On Tue, May 02, 2006 at 06:33:30PM +0100, John Maddock wrote:
> >> I tend to agree with the MS engineers here. I've found out only
> >> yesterday that the FPU/math library is not entirely deterministic in
> >> some calculations (including square roots and trigonometry, typical
> >> 3d stuff), so I think worrying about serialization/deserialization
> >> is useless.
>
> I disagree, it is certainly possible to serialise/deserialise exactly, glibc
> manages it OK, so I see no reason why MS can't.
>
> Square roots are exactly-rounded under IEEE arithmetic BTW, as are the usual
> + - * / operators: it's the functions that may return transcendental values
> (cos sin exp, pow) which can never give exact answers purely as a matter of
> principal: although in practice most implementations are last-bit-correct
> for the vast majority of inputs.

In practice, nothing can be assumed to be exactly rounded if it goes through
a decent set of optimizations, since the compiler gets to choose when values
go in and out of 80 bit registers.

> > Do you have example code / pointers to documentation for that? I've
> > always been under the impression that basic math is deterministic
> > regardless of
> > IEEE compliance, and would really like to know if/where there are
> > cases where that doesn't hold.
>
> I assume you've read "What Every Computer Scientist Should Know About
> Floating-Point Arithmetic" at
> http://docs.sun.com/source/806-3568/ncg_goldberg.html ?

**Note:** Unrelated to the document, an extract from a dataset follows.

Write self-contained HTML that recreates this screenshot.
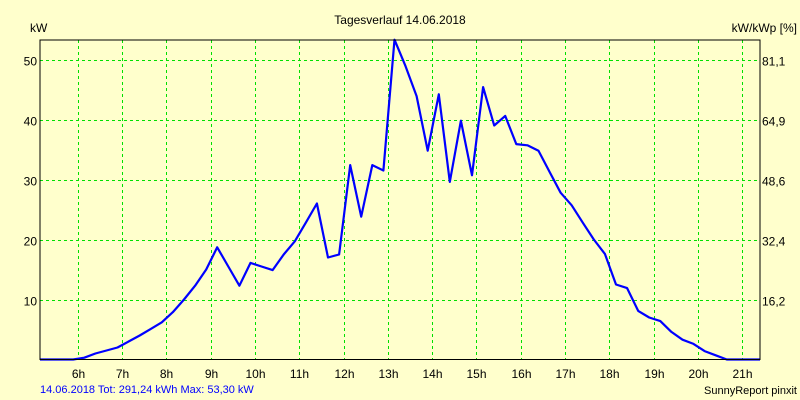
<!DOCTYPE html>
<html><head><meta charset="utf-8"><style>
html,body{margin:0;padding:0;background:#FFFFCC;}
svg{display:block;font-family:"Liberation Sans",Arial,sans-serif;}
</style></head><body>
<svg id="chart" width="800" height="400" viewBox="0 0 800 400">
<rect x="0" y="0" width="800" height="400" fill="#FFFFCC"/>
<text x="400" y="24" font-size="12" text-anchor="middle" fill="#000">Tagesverlauf 14.06.2018</text>
<text x="30" y="32" font-size="12" fill="#000">kW</text>
<text x="797" y="32" font-size="12" text-anchor="end" fill="#000">kW/kWp [%]</text>
<g id="grid"></g>
<g id="ticks"></g>
<path id="series" fill="none" stroke="#0000FF" stroke-width="2.2" stroke-linejoin="round"/>
<rect x="40" y="40" width="720" height="319.5" fill="none" stroke="#000" stroke-width="1"/>
<text x="40" y="393" font-size="11" fill="#0000FF">14.06.2018 Tot: 291,24 kWh Max: 53,30 kW</text>
<text x="797" y="394" font-size="11" text-anchor="end" fill="#000">SunnyReport pinxit</text>
</svg>
<script>
const hourTicks = [6,7,8,9,10,11,12,13,14,15,16,17,18,19,20,21];
const kwTicks = [10,20,30,40,50];
const pctLabels = ["16,2","32,4","48,6","64,9","81,1"];
const startHour = 5.15;
const stepHours = 0.25;
const powerKw = [0,0,0,0,0.3,1.0,1.5,2.0,3.0,4.0,5.1,6.2,7.9,10.0,12.3,15.0,18.7,15.5,12.3,16.1,15.5,14.9,17.5,19.7,22.8,26.0,17.0,17.5,32.4,23.8,32.4,31.5,53.3,
48.9,43.9,34.8,44.2,29.6,39.8,30.7,45.4,39.0,40.6,35.9,35.7,34.8,31.3,27.8,25.7,22.8,20.0,17.6,12.5,11.9,8.1,7.0,6.4,4.6,3.3,2.6,1.4,0.7,0,0,0,0];

const X0=40,X1=760,Y0=359.5,Y1=40;
const tMin=5.15,tMax=21.4,vMax=53.25;
const xs=t=>X0+(t-tMin)/(tMax-tMin)*(X1-X0);
const ys=v=>Y0-(v/vMax)*(Y0-Y1);
const NS="http://www.w3.org/2000/svg";
const grid=document.getElementById('grid'), ticks=document.getElementById('ticks');
function mk(tag,attrs,parent){const e=document.createElementNS(NS,tag);for(const k in attrs)e.setAttribute(k,attrs[k]);parent.appendChild(e);return e;}
hourTicks.forEach(h=>{
  const x=Math.round(xs(h))+0.5;
  const l=mk('line',{x1:x,x2:x,y1:Y1,y2:Y0,stroke:'#00E000','stroke-width':1,'stroke-dasharray':'3,3'},grid);
  
  
  const t=mk('text',{x:x,y:378,'font-size':12,'text-anchor':'middle',fill:'#000'},ticks);
  t.textContent=h+'h';
  
  
});
kwTicks.forEach((v,i)=>{
  const y=Math.round(ys(v))+0.5;
  const l=mk('line',{x1:X0,x2:X1,y1:y,y2:y,stroke:'#00E000','stroke-width':1,'stroke-dasharray':'3,3'},grid);
  
  
  const t=mk('text',{x:37,y:y+5,'font-size':12,'text-anchor':'end',fill:'#000'},ticks);
  t.textContent=v;
  
  
  const r=mk('text',{x:762,y:y+5,'font-size':12,fill:'#000'},ticks);
  r.textContent=pctLabels[i];
  
  
});
let d='';
powerKw.forEach((v,i)=>{const t=startHour+i*stepHours;d+=(i?'L':'M')+xs(t).toFixed(1)+','+ys(v).toFixed(1);});
document.getElementById('series').setAttribute('d',d);
</script>
</body></html>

Actually I have not read it in its entirety, though I will do that shortly.
I have skimmed it and read similar things in the past. However, I couldn't
find any mention of determinism in that document. There are plenty of
discussions of non-portability, but the determinism question is separate.
Specifically, I've been assuming the following:

  If I have a function that accesses no global source of nondeterministic
  (e.g., other global variables, threads, etc.), and I compile it once into a
  separate translation unit from whatever calls it (to avoid inlining or
  other interprocedural weirdness), and call it twice on the same machine
  at different times with exactly the same bits as input, I will get the
  same result.

I also usually assume that the compiler is determistic given the same set
of optimization flags on the same machine with the same environment.

If this assumption is false, it would be great to understand why. If the
answer is contained in that document, I apologize in advance for doubting it.